Right so... firstly, I hope I'm posting this is in the right place; I'm new to this. I'm 17, which I understand is still young, but the thing is, I've never EVER been in a relationship, homosexual or otherwise. I've fancied people, even thought I loved someone once (eesh) but nothing else. I've never kissed anyone, I've never even hugged anyone romantically. So my fear is that when/if I meet someone, I'm going to blow it all away because I kiss like a fish etc.. I'm inexperienced in a major way and terrified of the consequences of that. So, I don't really know what to do? What has everyone else experienced? I've tried looking for help for this kind of thing on la internet, but it's possibly only made it worse; a lot of the people asking the question are like, 13. Help appreciated. Or your experiences. Or anything. Sketchy x
I finally went on a "date" at age 21. And finally had sex at age 24. But I'd like to think I turned out OK. What do you do? Be honest. Say you've never done this before, and you'll be looking to your partner to perhaps take the lead a bit more. Or perhaps you'll find yourself in a relationship with somebody else who hasn't done this before. In which case, you'll find out by sort of blundering your way forward. Sounds weird, but that's pretty much how the rest of us found out how it worked. Lex
Hi Sketchy, If it is any consolation, I'm 27, and in the same boat you are. :lol: I think relationships happen at the right time in your life. Don't worry about inexperience. Everyone who has experience had a first time too, right? It didn't come naturally. But I understand your worries, I've had them too. I think it is only human nature. Just don't sweat it. If you are always worrying it is bound to come across in any relationship you have. Just a little encouragement. :icon_bigg Sebby45
Hi Sketchy, well I'm 22 and I feel exactly like you. However, I do believe that you have to be honest. When you meet someone just tell her. If it's the right person she will accept you as you are (I believe strongly that the right person won't be laughing at you or anything...) Oh and maybe if you think about it, maybe something could come out pretty hot when she tried to teach you how to kiss Have faith ^^
I was 25 when I first started coming out to real people, and I hadn't done anything romantic before (except crushes). While that is unusual, many LGBT people start dating later in their lives because of either homophobia or not even realizing their true orientation/gender. In the meantime, you can always observe and learn from others what makes a relationship constructive or destructive. When you start dating, just be honest and don't let yourself get pressured into things that are too uncomfortable. Everyone knows how it feels to be inexperienced, and many will be willing to teach you things like kissing.

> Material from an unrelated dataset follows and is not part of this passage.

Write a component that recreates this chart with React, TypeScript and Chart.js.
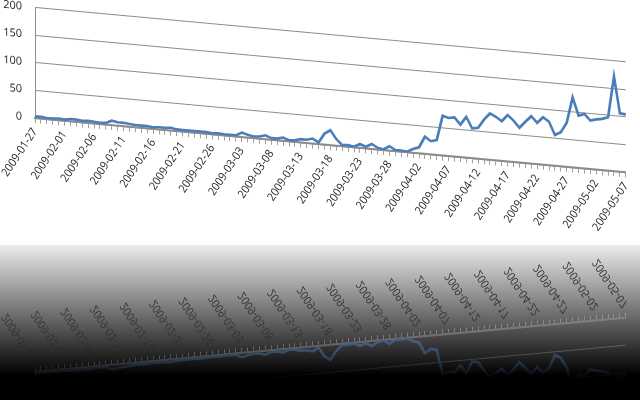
import React, { useEffect, useRef } from "react";
import { Chart, registerables } from "chart.js";

Chart.register(...registerables);

const dates: string[] = [
  "2009-01-27", "2009-01-28", "2009-01-29", "2009-01-30", "2009-01-31",
  "2009-02-01", "2009-02-02", "2009-02-03", "2009-02-04", "2009-02-05", "2009-02-06", "2009-02-07",
  "2009-02-08", "2009-02-09", "2009-02-10", "2009-02-11", "2009-02-12", "2009-02-13", "2009-02-14",
  "2009-02-15", "2009-02-16", "2009-02-17", "2009-02-18", "2009-02-19", "2009-02-20", "2009-02-21",
  "2009-02-22", "2009-02-23", "2009-02-24", "2009-02-25", "2009-02-26", "2009-02-27", "2009-02-28",
  "2009-03-01", "2009-03-02", "2009-03-03", "2009-03-04", "2009-03-05", "2009-03-06", "2009-03-07",
  "2009-03-08", "2009-03-09", "2009-03-10", "2009-03-11", "2009-03-12", "2009-03-13", "2009-03-14",
  "2009-03-15", "2009-03-16", "2009-03-17", "2009-03-18", "2009-03-19", "2009-03-20", "2009-03-21",
  "2009-03-22", "2009-03-23", "2009-03-24", "2009-03-25", "2009-03-26", "2009-03-27", "2009-03-28",
  "2009-03-29", "2009-03-30", "2009-03-31",
  "2009-04-01", "2009-04-02", "2009-04-03", "2009-04-04", "2009-04-05", "2009-04-06", "2009-04-07",
  "2009-04-08", "2009-04-09", "2009-04-10", "2009-04-11", "2009-04-12", "2009-04-13", "2009-04-14",
  "2009-04-15", "2009-04-16", "2009-04-17", "2009-04-18", "2009-04-19", "2009-04-20", "2009-04-21",
  "2009-04-22", "2009-04-23", "2009-04-24", "2009-04-25", "2009-04-26", "2009-04-27", "2009-04-28",
  "2009-04-29", "2009-04-30",
  "2009-05-01", "2009-05-02", "2009-05-03", "2009-05-04", "2009-05-05", "2009-05-06", "2009-05-07",
];

const visits: number[] = [
  3, 3, 2, 2, 3, 2, 4, 4, 3, 4,
  3, 2, 3, 8, 6, 6, 5, 4, 4, 4,
  3, 4, 4, 5, 3, 3, 3,
  3, 3, 3, 2, 3, 2, 2, 2, 8, 5,
  3, 4, 7, 3, 3, 6, 2, 3, 6, 6,
  9, 3,
  20, 27, 12, 2, 3, 1, 7, 3, 9, 3,
  1, 8, 2, 2, 1, 7, 11, 31, 24, 27,
  72, 69, 71, 59, 74, 54, 56, 72, 84, 79,
  72, 84, 75, 63, 75, 86, 75, 86, 79, 56,
  62, 80, 127, 95, 99, 88, 91, 93, 97, 172,
  106, 105,
];

const yTicks: number[] = [0, 50, 100, 150, 200];
const labelEvery = 5;

const SKEW = 0.092;
const SHIFT = 12;
const CANVAS_H = 245 + SHIFT;
const FONT = { family: "'Open Sans', 'Liberation Sans', sans-serif", size: 11 };

const skewPlugin = {
  id: "skew3d",
  beforeDraw(chart: any) {
    const ctx = chart.ctx;
    ctx.save();
    const x0 = chart.chartArea.left;
    ctx.transform(1, SKEW, 0, 1, 0, -SKEW * x0);
  },
  afterDraw(chart: any) {
    chart.ctx.restore();
  },
};

function makeConfig(): any {
  return {
    type: "line",
    data: {
      labels: dates,
      datasets: [
        {
          data: visits,
          borderColor: "#4a7ebb",
          borderWidth: 2.6,
          pointRadius: 0,
          tension: 0,
          fill: false,
        },
      ],
    },
    options: {
      animation: false,
      responsive: false,
      devicePixelRatio: 1,
      events: [],
      layout: { padding: { top: 0, right: 7, bottom: 0, left: 0 } },
      plugins: { legend: { display: false }, tooltip: { enabled: false } },
      scales: {
        x: {
          grid: {
            display: true,
            drawOnChartArea: false,
            drawTicks: true,
            tickLength: 5,
            color: "#a0a0a0",
          },
          border: { display: true, color: "#8c8c8c", width: 2 },
          ticks: {
            autoSkip: false,
            minRotation: 58,
            maxRotation: 58,
            padding: 3,
            color: "#222",
            font: FONT,
            callback: (_v: any, i: number) => (i % labelEvery === 0 ? dates[i] : ""),
          },
          afterFit: (s: any) => {
            s.height = 127;
          },
        },
        y: {
          min: 0,
          max: 200,
          grid: { color: "#8c8c8c", drawTicks: false },
          border: { color: "#8c8c8c" },
          afterBuildTicks: (s: any) => {
            s.ticks = yTicks.map((v) => ({ value: v }));
          },
          ticks: { padding: 13, color: "#222", font: FONT },
          afterFit: (s: any) => {
            s.width = 35;
          },
        },
      },
    },
    plugins: [skewPlugin],
  };
}

const reflMask =
  "linear-gradient(to bottom, rgba(0,0,0,0) 0px, rgba(0,0,0,0) 122px, rgba(0,0,0,0.45) 150px, rgba(0,0,0,0.85) 200px, rgba(0,0,0,0.95) 257px)";

export default function App() {
  const mainRef = useRef<HTMLCanvasElement>(null);
  const reflRef = useRef<HTMLCanvasElement>(null);

  useEffect(() => {
    const a = new Chart(mainRef.current as HTMLCanvasElement, makeConfig());
    const b = new Chart(reflRef.current as HTMLCanvasElement, makeConfig());
    return () => {
      a.destroy();
      b.destroy();
    };
  }, []);

  return (
    <div
      style={{
        position: "fixed",
        left: 0,
        top: 0,
        width: 640,
        height: 400,
        overflow: "hidden",
        background: "#fff",
      }}
    >
      <canvas
        ref={mainRef}
        width={640}
        height={CANVAS_H}
        style={{ position: "absolute", left: 0, top: -SHIFT }}
      />
      <div
        style={{
          position: "absolute",
          left: 0,
          top: 245,
          width: 640,
          height: 155,
          background: "linear-gradient(to bottom, #ececec 0px, #000000 130px, #000000 155px)",
        }}
      />
      <canvas
        ref={reflRef}
        width={640}
        height={CANVAS_H}
        style={{
          position: "absolute",
          left: 0,
          top: 245,
          transform: "scaleY(-1)",
          WebkitMaskImage: reflMask,
          maskImage: reflMask,
        } as any}
      />
    </div>
  );
}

Isn't it weird that so many people are so stressed out by this? It's such a common worry that we're too old to be as inexperienced as we are. Lots of people feel like this, you just don't hear that many people talking about it out loud in real life. I've thought about this a lot because I have these worries, too. I mean, sometimes I have this thought that just goes "wow, you're in your mid-twenties and you've never been in a serious relationship or had sex - there must be something seriously wrong with you" but maybe there isn't. I have a friend my age who is even less experienced than I am and I don't think there's anything wrong with him. So if I don't think it's a problem when other people are inexperienced, maybe I should judge myself by the same standard, you know? There are two things from my personal experience I'd like to point out: 1. I have kissed people and the only kisses I ever enjoyed were with someone I truly wanted to kiss. I used to sometimes make out with a friend of mine and honestly, the only reason I did it was because I thought I could use the experience. But I never really enjoyed it. I don't exactly regret it, but they're not the fondest memories either. Doing things (whether it's "just" kissing or sex) just for the sake of it might work for some people, but it hasn't worked for me. So if you don't feel like doing that, just don't. 2. I dated someone for a little bit last year and she knew how inexperienced I am. The problem was, instead of talking about it she "held back" because she didn't trust I could "handle more" at the time. I was really upset when she mentioned this. When we broke up she said she didn't know how we could have ever worked out anyway because of my lack of experience. What I'm trying to say is that there are people who don't know how to deal with it and who can treat you as inferior or weirdly fragile because of it. It's not worth being with someone like that. If they don't accept you the way you are and make you feel stupid for not being sexually experienced, they're really not the one for you. That said, I think that was just bad luck for me. I'm sure most people are much nicer about this (at least I hope so :lol: ) There's no good reason to worry about this too much. I struggle to remember that, but whenever I see a thread like this I'm reminded that I'm not the only virgin out there :icon_wink
I bet you, whenever you'll find a lover, she'll be so happy and honored to be your first. There's no reason to worry about this. It'll all come naturally.